*** Material provided
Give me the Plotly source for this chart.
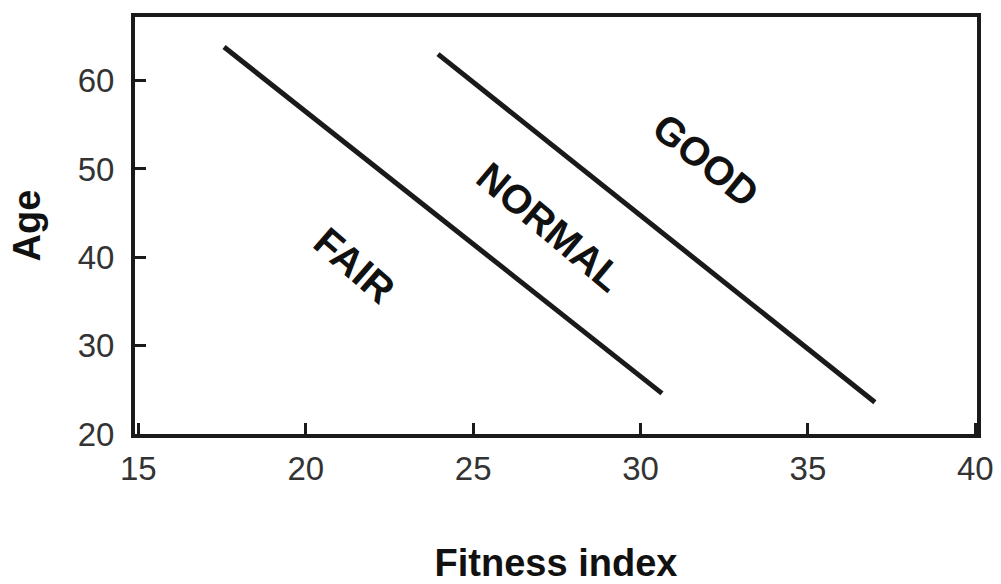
import plotly.graph_objects as go

# Boundary lines (Fitness index vs Age)
fair_normal_x = [17.56, 30.64]
fair_normal_y = [63.8, 24.6]
normal_good_x = [23.95, 37.0]
normal_good_y = [63.0, 23.6]

zone_labels = ["FAIR", "NORMAL", "GOOD"]
zone_x = [21.45, 27.3, 31.95]
zone_y = [39.1, 43.4, 51.0]
zone_angle = [41, 40, 39]

x_ticks = [15, 20, 25, 30, 35, 40]
y_ticks = [20, 30, 40, 50, 60]

fig = go.Figure()
for xs, ys in [(fair_normal_x, fair_normal_y), (normal_good_x, normal_good_y)]:
    fig.add_trace(go.Scatter(x=xs, y=ys, mode="lines",
                             line=dict(color="#1a1a1a", width=5),
                             showlegend=False, hoverinfo="skip"))

for t, x, y, a in zip(zone_labels, zone_x, zone_y, zone_angle):
    fig.add_annotation(x=x, y=y, text="<b>" + t + "</b>", showarrow=False, textangle=a,
                       font=dict(family="Liberation Sans", size=40, color="#111111"))

fig.update_layout(
    width=1001, height=584,
    margin=dict(l=135, r=24, t=17, b=150),
    paper_bgcolor="white", plot_bgcolor="white",
    font=dict(family="Liberation Sans"),
)
fig.update_xaxes(
    range=[14.9, 40.05], tickvals=x_ticks, ticks="inside", ticklen=11, tickwidth=3,
    tickcolor="#1a1a1a", showgrid=False, zeroline=False, automargin=False,
    showline=True, linewidth=4, linecolor="#1a1a1a", mirror=True,
    tickfont=dict(size=33, color="#333333"), ticklabelstandoff=2,
    title=dict(text="<b>Fitness index</b>", font=dict(size=38, color="#111111"), standoff=68),
)
fig.update_yaxes(
    range=[20, 67.2], tickvals=y_ticks, ticks="inside", ticklen=11, tickwidth=3,
    tickcolor="#1a1a1a", showgrid=False, zeroline=False, automargin=False,
    showline=True, linewidth=4, linecolor="#1a1a1a", mirror=True,
    tickfont=dict(size=33, color="#333333"), ticklabelstandoff=10,
    title=dict(text="<b>Age</b>", font=dict(size=38, color="#111111"), standoff=26),
)
fig.write_html("out.html")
******
■ **Objective**: Leave every image out, and retype the material exactly.

■ **Result**:
Give me the Plotly source for this chart.
import plotly.graph_objects as go

# Boundary lines (Fitness index vs Age)
fair_normal_x = [17.56, 30.64]
fair_normal_y = [63.8, 24.6]
normal_good_x = [23.95, 37.0]
normal_good_y = [63.0, 23.6]

zone_labels = ["FAIR", "NORMAL", "GOOD"]
zone_x = [21.45, 27.3, 31.95]
zone_y = [39.1, 43.4, 51.0]
zone_angle = [41, 40, 39]

x_ticks = [15, 20, 25, 30, 35, 40]
y_ticks = [20, 30, 40, 50, 60]

fig = go.Figure()
for xs, ys in [(fair_normal_x, fair_normal_y), (normal_good_x, normal_good_y)]:
    fig.add_trace(go.Scatter(x=xs, y=ys, mode="lines",
                             line=dict(color="#1a1a1a", width=5),
                             showlegend=False, hoverinfo="skip"))

for t, x, y, a in zip(zone_labels, zone_x, zone_y, zone_angle):
    fig.add_annotation(x=x, y=y, text="<b>" + t + "</b>", showarrow=False, textangle=a,
                       font=dict(family="Liberation Sans", size=40, color="#111111"))

fig.update_layout(
    width=1001, height=584,
    margin=dict(l=135, r=24, t=17, b=150),
    paper_bgcolor="white", plot_bgcolor="white",
    font=dict(family="Liberation Sans"),
)
fig.update_xaxes(
    range=[14.9, 40.05], tickvals=x_ticks, ticks="inside", ticklen=11, tickwidth=3,
    tickcolor="#1a1a1a", showgrid=False, zeroline=False, automargin=False,
    showline=True, linewidth=4, linecolor="#1a1a1a", mirror=True,
    tickfont=dict(size=33, color="#333333"), ticklabelstandoff=2,
    title=dict(text="<b>Fitness index</b>", font=dict(size=38, color="#111111"), standoff=68),
)
fig.update_yaxes(
    range=[20, 67.2], tickvals=y_ticks, ticks="inside", ticklen=11, tickwidth=3,
    tickcolor="#1a1a1a", showgrid=False, zeroline=False, automargin=False,
    showline=True, linewidth=4, linecolor="#1a1a1a", mirror=True,
    tickfont=dict(size=33, color="#333333"), ticklabelstandoff=10,
    title=dict(text="<b>Age</b>", font=dict(size=38, color="#111111"), standoff=26),
)
fig.write_html("out.html")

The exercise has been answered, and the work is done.